Gli animali quindi sono privi di ragione e di coscienza e non
provano dolore; anche quando sembrano manifestare sofferenza, in
realtà reagiscono meccanicamente ad una stimolazione
materiale come quando toccando una molla dell'orologio le sue
lancette si muovono.
Teoria questa confutata da altri successivi filosofi, che la
reputarono giustificatrice di abusi e crudeltà verso gli
animali.
Cartesio e le idee
Se io sono sostanza pensante, il mio pensiero deve essere
caratterizzato da un contenuto, ovvero deve configurarsi come idea.

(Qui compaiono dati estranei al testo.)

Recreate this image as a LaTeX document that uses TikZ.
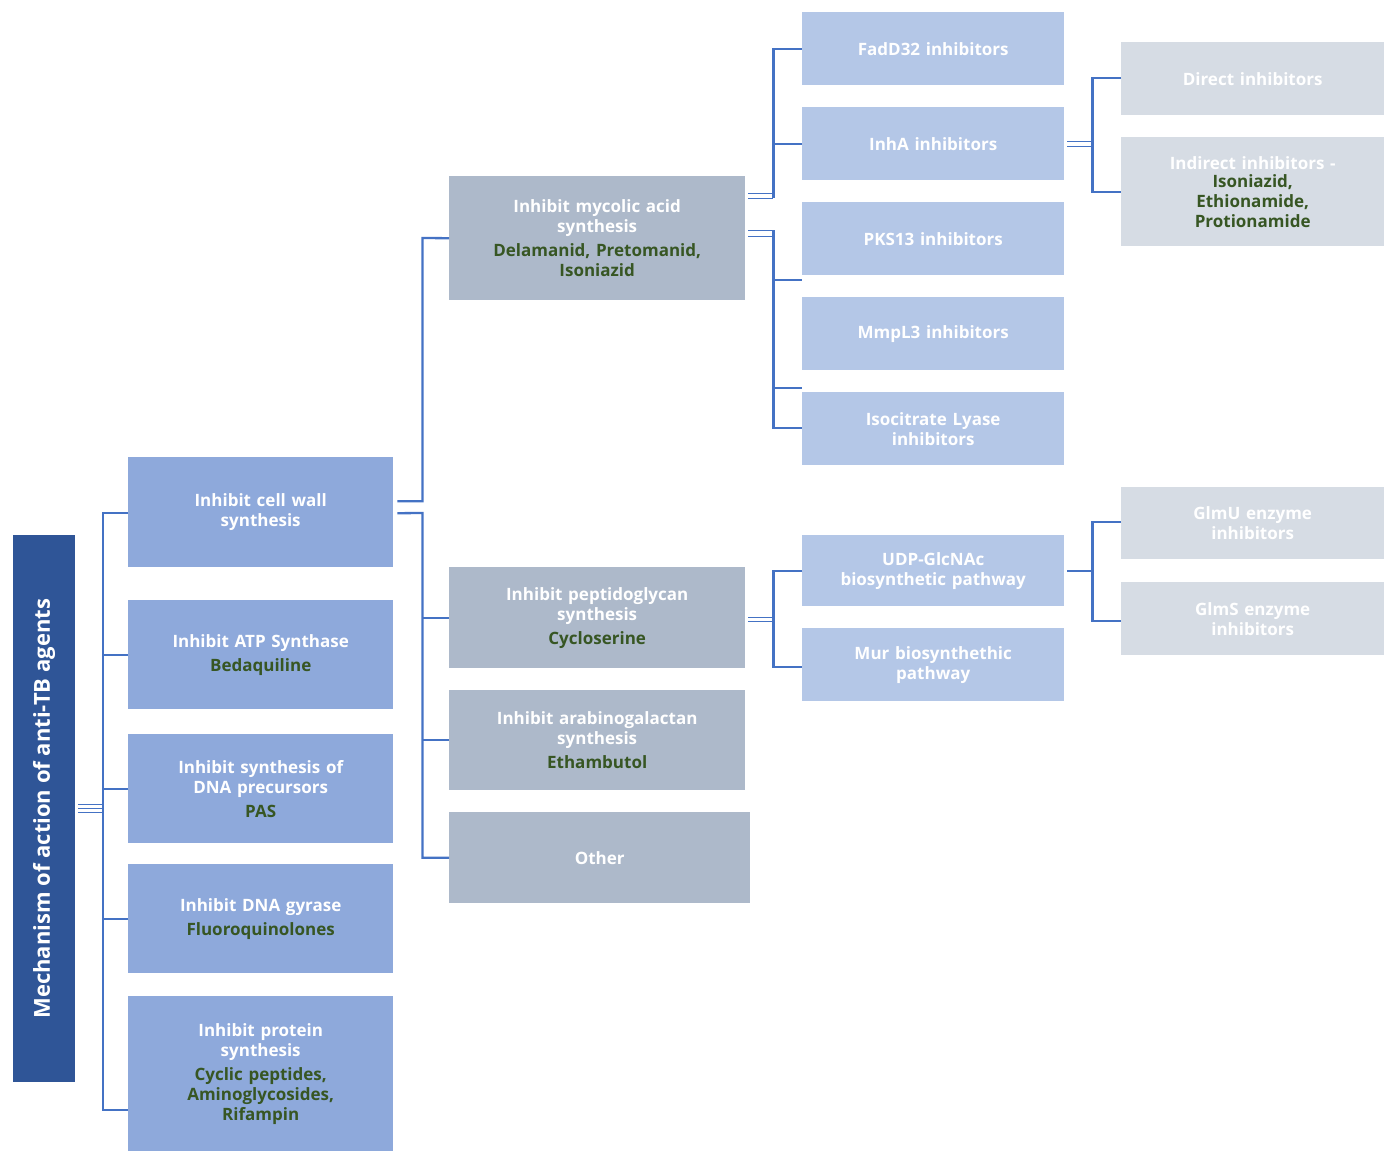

Cartesio distingue tre tipologie di idee:
Idee avventizie: derivano, tramite la
sensibilità, da oggetti esterni e sono indipendenti
dall'uomo;
Idee fittizie (dal latino fingo, fingo,
immagino): da noi inventate (l'idea dell'ippogrifo o quella della
chimera);
Idee innate: cioè nate con noi, sono come
un patrimonio costitutivo della mente (l'idea matematica, l'idea di
Dio).
Cartesio e Dio
(LA)
« Ex nihilo nihil fit. »
(IT)
« Nulla viene dal nulla. »
(Principia philosophiæ)
Con la sola forza del pensiero deduttivo Descartes propone una
"prova ontologica" dell'esistenza di un Dio benevolo che ha dato
all'uomo una mente e un corpo e che non può desiderare di
ingannarlo. Le tre prove ontologiche, liberamente ispirate dalla
Scolastica, di cui il filosofo si serve per postulare l'esistenza di
Dio sono:
Siccome l'uomo ha in sé l'idea di Dio, che
equivale all'idea della perfezione, ne deriva, seguendo il principio
per cui la causa dev'essere eguale o maggiore all'effetto prodotto,
che l'idea di Dio non può essere un prodotto della mente
dell'uomo (il quale esercitando il dubbio dimostra la sua
imperfezione), né dall'esterno (di cui potendo dubitarne si
dimostra l'imperfezione) ma deve provenire necessariamente da
un'entità perfetta, estranea all'idea di perfetto che l'uomo
ha di lui: cioè Dio.
Siccome l'uomo è consapevole della sua
imperfezione, non può essere stato lui l'artefice di quelle
idee di perfezione che egli ha nella sua mente (onniscienza,
onnipotenza, prescienza ecc.) altrimenti alla creazione si sarebbe
dato codeste prerogative. Motivo per cui deve esistere
un'entità che gode di quelle qualità e che abbia
dall'esterno creato l'uomo: cioè Dio.
Riprendendo la prova elaborata da sant'Anselmo
d'Aosta, Cartesio afferma che l'esistenza è già
implicita nel concetto stesso di perfezione: esiste un'entità
superiore in quanto espressione dell'idea che l'uomo ha di perfetto
(la cosiddetta prova ontologica, come Kant definirà per
sostenere l'impossibilità di far coincidere il piano logico
con il piano ontologico): cioè Dio.
In questo modo, si può recuperare il rapporto con il mondo
sensibile senza timore di essere ingannato. Riprendendo i tre anni
di studi filosofici, Cartesio recupera l'idea della scolastica
medioevale di un Dio-Bene che non può ingannare né me
né i miei sensi, per cui è reale il mondo che abbiamo
davanti. L'errore viene pertanto attribuito non alla dimensione
intellettuale dell'uomo, ma alla volontà, che asseconda nel
procedimento un principio non ancora chiarito.